Personal information
- Nationality: India
- Born: 19 March 1986 (age 40) Rampura, Bathinda, Punjab, India
- Height: 192 cm (6 ft 4 in)
- Weight: 108 kg (238 lb)

Sport
- Sport: Track and field
- Event: Javelin throw

Achievements and titles
- Personal best: 79.04(Lucknow 2016)

= Ravinder Singh Khaira =

Indian javelin thrower

Ravinder Singh Khaira (born 19 March 1986) is an Indian javelin thrower. He is representing India at the 2014 Commonwealth Games in Glasgow, Scotland.

==Early life==
Ravinder Singh Khaira was born on 19 March 1986 in Rampura, in the Bhatinda district of Punjab, India. His father Hardeep Singh Khaira is a physical education teacher who played a major role in his son taking up sports as a career option. He took up volleyball initially and competed in state and national championships.

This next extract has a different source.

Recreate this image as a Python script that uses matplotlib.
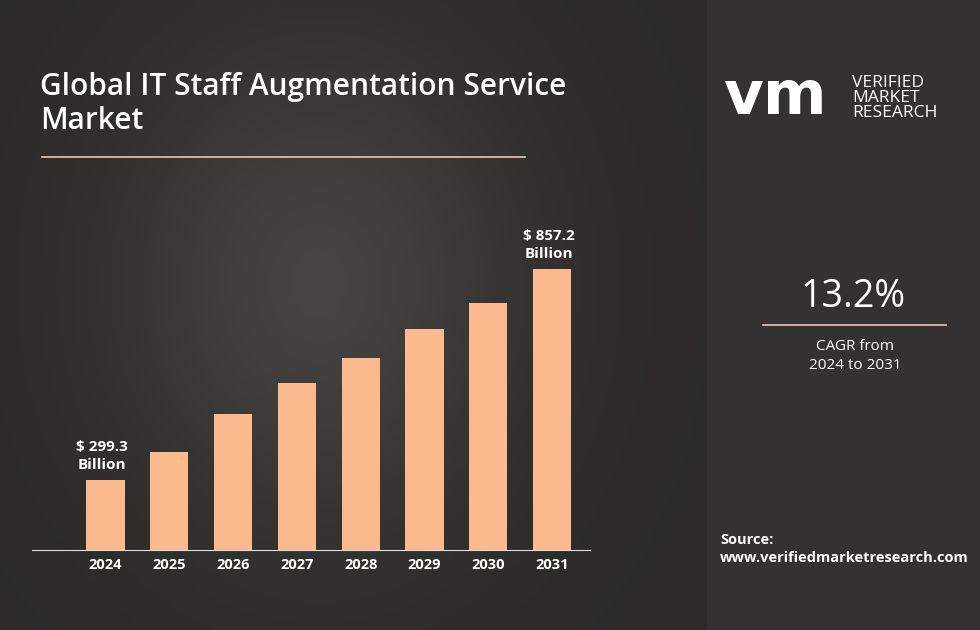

However, in 2005, Ravinder opted for javelin throw and began training. In 2008, he moved to Melbourne, Australia, for training under better facilities and got himself enrolled in the Victoria Institute of Sports. He simultaneously worked as a part-time taxi driver doing his Diploma in Automotives.

==Career==
In Australia, Khaira won the Victorian Javelin Throw Championship twice. After having secured gold in the 2013 National open athletics championship in Ranchi, he was named in the core list of athletes for the 2014 Commonwealth Games and the 2014 Asian Games. In the same year, he achieved his career best of 78.02 meters, in the National inter-state meet in Lucknow.